Problem description:
Write the lines out again, from the top of the material to the line containing "91,90.9,91,91.1,91,90.9,91,91,91.1,90.9,91,91,90.9,91.1,91,91];", pictures excluded.
------------------------------
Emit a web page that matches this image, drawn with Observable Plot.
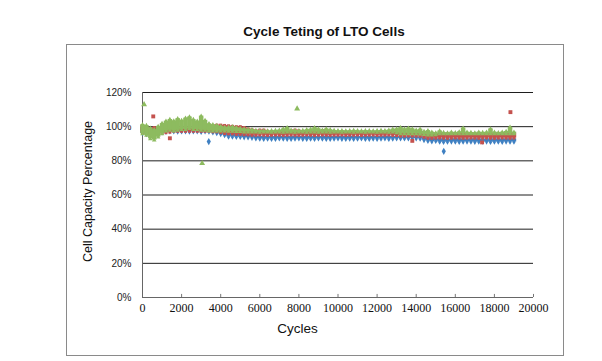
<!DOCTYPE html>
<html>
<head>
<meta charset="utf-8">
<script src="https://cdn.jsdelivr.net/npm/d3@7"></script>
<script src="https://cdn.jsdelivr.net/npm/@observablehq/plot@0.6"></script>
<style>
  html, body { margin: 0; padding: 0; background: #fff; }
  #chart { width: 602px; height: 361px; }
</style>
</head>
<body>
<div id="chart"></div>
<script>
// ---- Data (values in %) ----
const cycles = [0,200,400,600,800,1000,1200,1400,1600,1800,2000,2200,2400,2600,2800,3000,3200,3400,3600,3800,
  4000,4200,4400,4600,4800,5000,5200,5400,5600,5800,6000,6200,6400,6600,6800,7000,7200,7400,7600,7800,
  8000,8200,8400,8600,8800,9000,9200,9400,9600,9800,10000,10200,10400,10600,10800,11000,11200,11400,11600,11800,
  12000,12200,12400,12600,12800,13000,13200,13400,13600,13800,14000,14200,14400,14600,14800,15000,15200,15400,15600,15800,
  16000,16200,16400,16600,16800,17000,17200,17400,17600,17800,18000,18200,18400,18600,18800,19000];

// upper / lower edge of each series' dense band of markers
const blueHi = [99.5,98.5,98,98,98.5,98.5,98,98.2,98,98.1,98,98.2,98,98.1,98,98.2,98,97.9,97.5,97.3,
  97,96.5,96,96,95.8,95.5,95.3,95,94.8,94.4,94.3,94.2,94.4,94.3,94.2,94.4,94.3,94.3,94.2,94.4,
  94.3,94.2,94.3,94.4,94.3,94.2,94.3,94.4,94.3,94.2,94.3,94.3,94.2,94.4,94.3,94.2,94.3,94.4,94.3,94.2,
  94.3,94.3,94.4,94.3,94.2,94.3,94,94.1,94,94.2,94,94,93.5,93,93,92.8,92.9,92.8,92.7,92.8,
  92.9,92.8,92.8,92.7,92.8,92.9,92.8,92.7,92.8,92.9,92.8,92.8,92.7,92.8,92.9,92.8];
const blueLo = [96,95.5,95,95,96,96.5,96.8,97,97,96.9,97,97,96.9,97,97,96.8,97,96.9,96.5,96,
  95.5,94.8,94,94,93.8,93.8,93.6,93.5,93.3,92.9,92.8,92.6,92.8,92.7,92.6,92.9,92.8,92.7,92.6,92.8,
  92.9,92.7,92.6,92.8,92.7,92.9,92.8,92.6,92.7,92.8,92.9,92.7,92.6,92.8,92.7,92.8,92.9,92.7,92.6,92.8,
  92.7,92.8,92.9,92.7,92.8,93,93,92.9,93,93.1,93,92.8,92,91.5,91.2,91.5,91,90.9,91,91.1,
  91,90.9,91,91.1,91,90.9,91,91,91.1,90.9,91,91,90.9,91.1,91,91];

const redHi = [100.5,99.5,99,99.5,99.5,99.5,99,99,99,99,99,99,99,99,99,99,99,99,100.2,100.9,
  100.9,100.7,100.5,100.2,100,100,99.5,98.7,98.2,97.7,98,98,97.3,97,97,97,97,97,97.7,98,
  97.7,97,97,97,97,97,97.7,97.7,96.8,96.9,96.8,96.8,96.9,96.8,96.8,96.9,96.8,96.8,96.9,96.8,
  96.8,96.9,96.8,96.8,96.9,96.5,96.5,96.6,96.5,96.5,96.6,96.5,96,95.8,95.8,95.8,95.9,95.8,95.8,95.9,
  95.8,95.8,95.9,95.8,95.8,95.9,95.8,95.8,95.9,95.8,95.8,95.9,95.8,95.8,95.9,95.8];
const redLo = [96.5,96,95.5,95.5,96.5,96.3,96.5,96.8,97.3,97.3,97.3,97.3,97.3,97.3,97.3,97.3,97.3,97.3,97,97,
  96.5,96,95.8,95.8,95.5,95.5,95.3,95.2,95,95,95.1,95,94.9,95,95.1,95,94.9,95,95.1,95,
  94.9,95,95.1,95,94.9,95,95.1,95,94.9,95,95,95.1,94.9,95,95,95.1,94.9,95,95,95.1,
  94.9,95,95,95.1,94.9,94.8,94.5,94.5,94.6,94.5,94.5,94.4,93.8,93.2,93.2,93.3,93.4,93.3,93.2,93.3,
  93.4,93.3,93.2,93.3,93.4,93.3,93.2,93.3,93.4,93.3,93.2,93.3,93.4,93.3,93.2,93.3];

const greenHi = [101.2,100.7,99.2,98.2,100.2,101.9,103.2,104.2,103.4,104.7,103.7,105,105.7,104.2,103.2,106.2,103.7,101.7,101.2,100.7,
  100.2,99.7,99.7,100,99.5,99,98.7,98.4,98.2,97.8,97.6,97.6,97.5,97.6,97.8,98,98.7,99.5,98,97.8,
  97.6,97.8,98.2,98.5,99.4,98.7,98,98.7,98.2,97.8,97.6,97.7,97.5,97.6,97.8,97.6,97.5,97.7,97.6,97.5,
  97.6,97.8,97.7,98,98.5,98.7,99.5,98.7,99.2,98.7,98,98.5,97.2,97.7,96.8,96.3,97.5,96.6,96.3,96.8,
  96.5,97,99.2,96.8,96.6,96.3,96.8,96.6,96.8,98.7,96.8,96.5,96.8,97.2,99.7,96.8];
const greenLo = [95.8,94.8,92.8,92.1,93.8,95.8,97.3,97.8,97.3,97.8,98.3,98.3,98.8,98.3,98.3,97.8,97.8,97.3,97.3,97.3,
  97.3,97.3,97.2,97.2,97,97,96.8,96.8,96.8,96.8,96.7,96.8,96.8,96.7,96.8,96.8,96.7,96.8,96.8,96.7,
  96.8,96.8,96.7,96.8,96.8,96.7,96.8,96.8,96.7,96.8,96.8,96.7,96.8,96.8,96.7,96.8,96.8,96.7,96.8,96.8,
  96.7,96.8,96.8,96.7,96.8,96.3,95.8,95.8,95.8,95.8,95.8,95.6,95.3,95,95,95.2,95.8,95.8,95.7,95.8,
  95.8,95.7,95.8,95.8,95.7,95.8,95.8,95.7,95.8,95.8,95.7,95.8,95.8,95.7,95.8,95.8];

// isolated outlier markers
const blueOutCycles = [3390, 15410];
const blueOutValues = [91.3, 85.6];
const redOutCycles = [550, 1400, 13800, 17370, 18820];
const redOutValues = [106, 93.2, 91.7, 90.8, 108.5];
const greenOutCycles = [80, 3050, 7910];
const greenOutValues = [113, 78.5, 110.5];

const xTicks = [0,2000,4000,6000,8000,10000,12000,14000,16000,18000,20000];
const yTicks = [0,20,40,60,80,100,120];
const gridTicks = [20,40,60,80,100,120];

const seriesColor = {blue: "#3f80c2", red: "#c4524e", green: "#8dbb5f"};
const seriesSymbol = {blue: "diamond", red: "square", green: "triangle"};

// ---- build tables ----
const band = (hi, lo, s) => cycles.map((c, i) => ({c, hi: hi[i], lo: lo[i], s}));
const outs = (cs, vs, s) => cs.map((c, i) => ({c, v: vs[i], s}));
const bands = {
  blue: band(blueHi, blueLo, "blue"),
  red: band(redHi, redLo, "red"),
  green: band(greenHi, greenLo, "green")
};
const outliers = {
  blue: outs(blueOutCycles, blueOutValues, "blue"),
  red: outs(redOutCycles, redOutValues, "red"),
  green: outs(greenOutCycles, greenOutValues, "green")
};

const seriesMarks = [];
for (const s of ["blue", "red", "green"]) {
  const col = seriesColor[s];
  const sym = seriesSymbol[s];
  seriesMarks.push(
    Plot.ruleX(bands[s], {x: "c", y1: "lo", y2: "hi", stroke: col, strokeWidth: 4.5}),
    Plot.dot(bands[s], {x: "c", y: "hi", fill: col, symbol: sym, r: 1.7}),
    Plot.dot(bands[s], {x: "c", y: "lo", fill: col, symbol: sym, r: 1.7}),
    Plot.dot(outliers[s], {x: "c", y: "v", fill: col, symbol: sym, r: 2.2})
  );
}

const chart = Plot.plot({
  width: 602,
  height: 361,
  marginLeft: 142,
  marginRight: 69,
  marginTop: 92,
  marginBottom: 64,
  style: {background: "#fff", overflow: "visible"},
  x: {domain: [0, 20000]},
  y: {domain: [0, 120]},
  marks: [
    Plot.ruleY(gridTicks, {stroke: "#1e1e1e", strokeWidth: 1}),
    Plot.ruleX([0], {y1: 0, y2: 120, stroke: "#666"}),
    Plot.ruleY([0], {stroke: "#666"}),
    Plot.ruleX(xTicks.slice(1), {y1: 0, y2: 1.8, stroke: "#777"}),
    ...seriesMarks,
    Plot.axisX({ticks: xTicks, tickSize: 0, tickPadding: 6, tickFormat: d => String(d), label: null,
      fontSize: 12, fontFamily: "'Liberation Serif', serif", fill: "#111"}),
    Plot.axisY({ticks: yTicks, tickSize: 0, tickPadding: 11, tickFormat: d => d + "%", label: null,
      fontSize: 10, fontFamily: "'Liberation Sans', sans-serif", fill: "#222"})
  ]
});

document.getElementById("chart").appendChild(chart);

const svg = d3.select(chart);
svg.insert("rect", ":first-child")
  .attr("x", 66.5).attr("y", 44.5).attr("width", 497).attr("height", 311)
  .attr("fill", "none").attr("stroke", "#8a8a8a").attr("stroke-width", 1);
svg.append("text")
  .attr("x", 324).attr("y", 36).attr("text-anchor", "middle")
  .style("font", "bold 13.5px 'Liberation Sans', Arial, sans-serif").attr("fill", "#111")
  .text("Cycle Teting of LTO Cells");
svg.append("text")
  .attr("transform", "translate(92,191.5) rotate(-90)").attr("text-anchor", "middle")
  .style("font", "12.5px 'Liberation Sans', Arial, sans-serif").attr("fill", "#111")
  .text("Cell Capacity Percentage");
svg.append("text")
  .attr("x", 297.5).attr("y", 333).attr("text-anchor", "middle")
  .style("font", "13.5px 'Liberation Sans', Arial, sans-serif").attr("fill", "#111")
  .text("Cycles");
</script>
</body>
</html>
------------------------------
Task result:
Emit a web page that matches this image, drawn with Observable Plot.
<!DOCTYPE html>
<html>
<head>
<meta charset="utf-8">
<script src="https://cdn.jsdelivr.net/npm/d3@7"></script>
<script src="https://cdn.jsdelivr.net/npm/@observablehq/plot@0.6"></script>
<style>
  html, body { margin: 0; padding: 0; background: #fff; }
  #chart { width: 602px; height: 361px; }
</style>
</head>
<body>
<div id="chart"></div>
<script>
// ---- Data (values in %) ----
const cycles = [0,200,400,600,800,1000,1200,1400,1600,1800,2000,2200,2400,2600,2800,3000,3200,3400,3600,3800,
  4000,4200,4400,4600,4800,5000,5200,5400,5600,5800,6000,6200,6400,6600,6800,7000,7200,7400,7600,7800,
  8000,8200,8400,8600,8800,9000,9200,9400,9600,9800,10000,10200,10400,10600,10800,11000,11200,11400,11600,11800,
  12000,12200,12400,12600,12800,13000,13200,13400,13600,13800,14000,14200,14400,14600,14800,15000,15200,15400,15600,15800,
  16000,16200,16400,16600,16800,17000,17200,17400,17600,17800,18000,18200,18400,18600,18800,19000];

// upper / lower edge of each series' dense band of markers
const blueHi = [99.5,98.5,98,98,98.5,98.5,98,98.2,98,98.1,98,98.2,98,98.1,98,98.2,98,97.9,97.5,97.3,
  97,96.5,96,96,95.8,95.5,95.3,95,94.8,94.4,94.3,94.2,94.4,94.3,94.2,94.4,94.3,94.3,94.2,94.4,
  94.3,94.2,94.3,94.4,94.3,94.2,94.3,94.4,94.3,94.2,94.3,94.3,94.2,94.4,94.3,94.2,94.3,94.4,94.3,94.2,
  94.3,94.3,94.4,94.3,94.2,94.3,94,94.1,94,94.2,94,94,93.5,93,93,92.8,92.9,92.8,92.7,92.8,
  92.9,92.8,92.8,92.7,92.8,92.9,92.8,92.7,92.8,92.9,92.8,92.8,92.7,92.8,92.9,92.8];
const blueLo = [96,95.5,95,95,96,96.5,96.8,97,97,96.9,97,97,96.9,97,97,96.8,97,96.9,96.5,96,
  95.5,94.8,94,94,93.8,93.8,93.6,93.5,93.3,92.9,92.8,92.6,92.8,92.7,92.6,92.9,92.8,92.7,92.6,92.8,
  92.9,92.7,92.6,92.8,92.7,92.9,92.8,92.6,92.7,92.8,92.9,92.7,92.6,92.8,92.7,92.8,92.9,92.7,92.6,92.8,
  92.7,92.8,92.9,92.7,92.8,93,93,92.9,93,93.1,93,92.8,92,91.5,91.2,91.5,91,90.9,91,91.1,
  91,90.9,91,91.1,91,90.9,91,91,91.1,90.9,91,91,90.9,91.1,91,91];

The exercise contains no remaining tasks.